É preciso urgentemente legitimar que as paisagens serranas do QF, berço da sociedade mineira, não são recantos de lucro fácil para pequenos grupos empresariais. A vontade, a identidade e o direito de suas populações tradicionais devem prevalecer, como atestam os preceitos e prerrogativas da Constituição Federal. O Estado não pode se curvar à mineração, sob a desculpa de que a atividade é essencial à economia estadual. Há outras potencialidades e possibilidades que precisam ser evidenciadas. Brumadinho é um clamor. O grito de uma coletividade que, após superar a dor das tragédias minerárias, refaz novos cenários e aspirações. É preciso considerar os sujeitos socioculturais e sua diversidade, seus saberes e fazeres, seus jeitos de ser e estar no mundo. E não ignorá-los, como tem sido feito pelas mineradoras.
Não é de hoje que pesquisadores de diferentes instituições e formações defendem novas concepções para uso e ocupação do solo no QF. Novas modalidades de apropriação dos recursos naturais precisam ser discutidas e gestadas, como o Geoparque.

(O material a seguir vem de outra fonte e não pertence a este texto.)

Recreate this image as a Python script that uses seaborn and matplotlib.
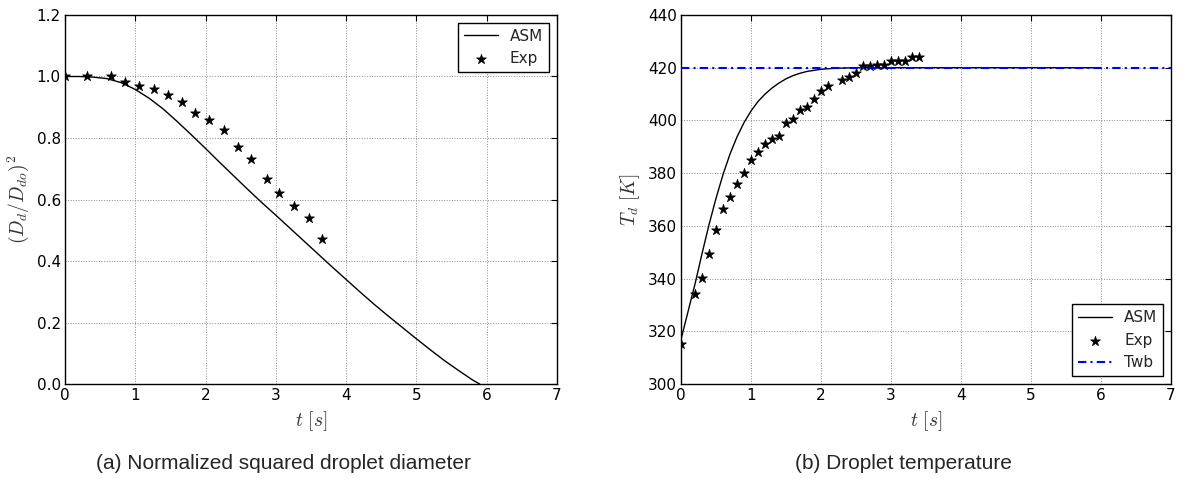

Do passado de veios auríferos ao tempo presente das barragens de rejeitos, muitos são os sujeitos atingidos, direta e indiretamente. Com potencial para a agroecologia e o turismo, a região tem ampliado suas facetas minerárias para outras áreas do estado. Há expansões na direção de Congonhas, bem como linhas ideológicas e mercadológicas que, subindo o Espinhaço, chegarão ao norte de Minas. Cenários únicos entre Grão Mogol e Rio Pardo estão ameaçados, bem como suas comunidades tradicionais. Na Serra da Tapera, em Piracema, a destruição aumenta, respaldada pelos preceitos legais de um licenciamento ambiental muitas vezes incompleto e permissivo.
Há um novo QF que precisa ser ampliado, o Quadrilátero Aquífero, como propõem os articuladores do Movimento Serra do Gandarela. Comunidades tradicionais e paisagens únicas devem se beneficiar do turismo e de outras formas sustentáveis de aquecer a economia. Elas formam mosaicos de riqueza cultural e biológica capazes de encantar o mundo e mostrar uma nova Minas Gerais. Assim, Brumadinho, espaço da triste constatação da inviabilidade minerária como força prioritária da economia local, jamais será esquecida.
Lembraremos de uma nova Brumadinho, que mostra ao mundo os belos jardins e as obras excepcionais de Inhotim. A Brumadinho da terceira povoação mais antiga fundada por Fernão Dias, das paisagens ecológicas e geológicas da Serra do Rola Moça e do Pico dos Três Irmãos, da comunidade quilombola do Sapé. Brumadinho das linhas férreas do Ramal Paraopeba, por onde passava o Trem Vera Cruz, rumo ao Rio de Janeiro. Brumadinho de um povo que reconta a sua história. “Das Minas do Ouro às Minas Gerais. Mar de Lama nunca mais!” Brumadinho deve ser a capital simbólica de um novo estado, onde gente, natureza e água valham mais que os interesses capitalistas cruéis e inescrupulosos. E Brumadinho se tornará a capital do Novo QF, onde as paisagens serranas serão legado de uma sociedade, de sua identidade, de sua historicidade. E pessoas do mundo inteiro visitarão esses recantos e encantos das Minas Gerais: Minas das águas, das cachoeiras, dos límpidos ribeiros e nascentes. Minas da ecologia, da sustentabilidade e, sobretudo, da responsabilidade compartilhada por todos.